* DATA PROVIDED
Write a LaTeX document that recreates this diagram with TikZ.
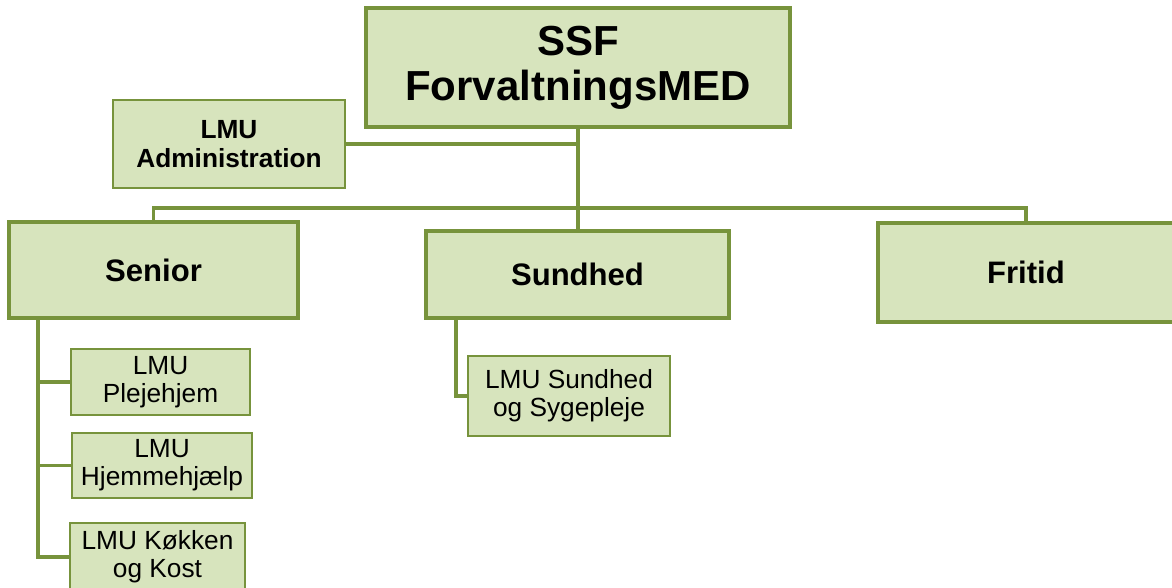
\documentclass[tikz,border=0pt]{standalone}
\usepackage{fontspec}
\setmainfont{Liberation Sans}
\definecolor{boxfill}{HTML}{D7E4BD}
\definecolor{boxline}{HTML}{77933C}

\begin{document}
\begin{tikzpicture}[x=0.75pt,y=-0.75pt,
  box/.style={draw=boxline,fill=boxfill,inner sep=0pt,align=center},
  headbox/.style={box,line width=2.6pt,font=\fontsize{31.5}{34}\selectfont\bfseries},
  areabox/.style={box,line width=2.4pt,font=\fontsize{23.3}{26}\selectfont\bfseries},
  adminbox/.style={box,line width=1.7pt,font=\fontsize{19.7}{21.5}\selectfont\bfseries},
  unitbox/.style={box,line width=1.7pt,font=\fontsize{19.7}{21}\selectfont},
  link/.style={draw=boxline,line width=2.8pt}]
\useasboundingbox (0,0) rectangle (1172,587);

% top level
\node[headbox,minimum width=318pt,minimum height=89.25pt] (top) at (578,67.5) {SSF\\ForvaltningsMED};
\node[adminbox,minimum width=174pt,minimum height=66pt] (admin) at (229,144) {LMU\\Administration};

% areas
\node[areabox,minimum width=216.75pt,minimum height=72pt] (senior) at (153.5,270) {Senior};
\node[areabox,minimum width=227.25pt,minimum height=65.25pt] (sundhed) at (577.5,274.5) {Sundhed};
\node[areabox,minimum width=222pt,minimum height=74.25pt] (fritid) at (1026,272.5) {Fritid};

% units under Senior
\node[unitbox,minimum width=134.25pt,minimum height=49.5pt] (pleje) at (160.5,382) {LMU\\Plejehjem};
\node[unitbox,minimum width=135pt,minimum height=48.75pt] (hjem) at (162,465.5) {LMU\\Hjemmehjælp};
\node[unitbox,minimum width=131.25pt,minimum height=51pt] (kokken) at (157.5,557) {LMU Køkken\\og Kost};

% unit under Sundhed
\node[unitbox,minimum width=151.5pt,minimum height=60pt] (sygepleje) at (569,396) {LMU Sundhed\\og Sygepleje};

% connectors
\coordinate (bus) at (0,208);
\coordinate (strunk) at (38,0);
\coordinate (htrunk) at (456,0);

\draw[link] (top.south) -- (top.south |- sundhed.north);
\draw[link] (admin.east) -- (admin.east -| top.south);
\draw[link] (senior.north) -- (senior.north |- bus) -| (fritid.north);

\draw[link] (strunk |- senior.south) |- (kokken.west);
\draw[link] (strunk |- pleje.west) -- (pleje.west);
\draw[link] (strunk |- hjem.west) -- (hjem.west);

\draw[link] (htrunk |- sundhed.south) |- (sygepleje.west);
\end{tikzpicture}
\end{document}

* WHAT TO WORK ON
Write out the material above once more, exactly as it reads, with no pictures.

* RESULT BELOW
Write a LaTeX document that recreates this diagram with TikZ.
\documentclass[tikz,border=0pt]{standalone}
\usepackage{fontspec}
\setmainfont{Liberation Sans}
\definecolor{boxfill}{HTML}{D7E4BD}
\definecolor{boxline}{HTML}{77933C}

\begin{document}
\begin{tikzpicture}[x=0.75pt,y=-0.75pt,
  box/.style={draw=boxline,fill=boxfill,inner sep=0pt,align=center},
  headbox/.style={box,line width=2.6pt,font=\fontsize{31.5}{34}\selectfont\bfseries},
  areabox/.style={box,line width=2.4pt,font=\fontsize{23.3}{26}\selectfont\bfseries},
  adminbox/.style={box,line width=1.7pt,font=\fontsize{19.7}{21.5}\selectfont\bfseries},
  unitbox/.style={box,line width=1.7pt,font=\fontsize{19.7}{21}\selectfont},
  link/.style={draw=boxline,line width=2.8pt}]
\useasboundingbox (0,0) rectangle (1172,587);

% top level
\node[headbox,minimum width=318pt,minimum height=89.25pt] (top) at (578,67.5) {SSF\\ForvaltningsMED};
\node[adminbox,minimum width=174pt,minimum height=66pt] (admin) at (229,144) {LMU\\Administration};

% areas
\node[areabox,minimum width=216.75pt,minimum height=72pt] (senior) at (153.5,270) {Senior};
\node[areabox,minimum width=227.25pt,minimum height=65.25pt] (sundhed) at (577.5,274.5) {Sundhed};
\node[areabox,minimum width=222pt,minimum height=74.25pt] (fritid) at (1026,272.5) {Fritid};

% units under Senior
\node[unitbox,minimum width=134.25pt,minimum height=49.5pt] (pleje) at (160.5,382) {LMU\\Plejehjem};
\node[unitbox,minimum width=135pt,minimum height=48.75pt] (hjem) at (162,465.5) {LMU\\Hjemmehjælp};
\node[unitbox,minimum width=131.25pt,minimum height=51pt] (kokken) at (157.5,557) {LMU Køkken\\og Kost};

% unit under Sundhed
\node[unitbox,minimum width=151.5pt,minimum height=60pt] (sygepleje) at (569,396) {LMU Sundhed\\og Sygepleje};

% connectors
\coordinate (bus) at (0,208);
\coordinate (strunk) at (38,0);
\coordinate (htrunk) at (456,0);

\draw[link] (top.south) -- (top.south |- sundhed.north);
\draw[link] (admin.east) -- (admin.east -| top.south);
\draw[link] (senior.north) -- (senior.north |- bus) -| (fritid.north);

\draw[link] (strunk |- senior.south) |- (kokken.west);
\draw[link] (strunk |- pleje.west) -- (pleje.west);
\draw[link] (strunk |- hjem.west) -- (hjem.west);

\draw[link] (htrunk |- sundhed.south) |- (sygepleje.west);
\end{tikzpicture}
\end{document}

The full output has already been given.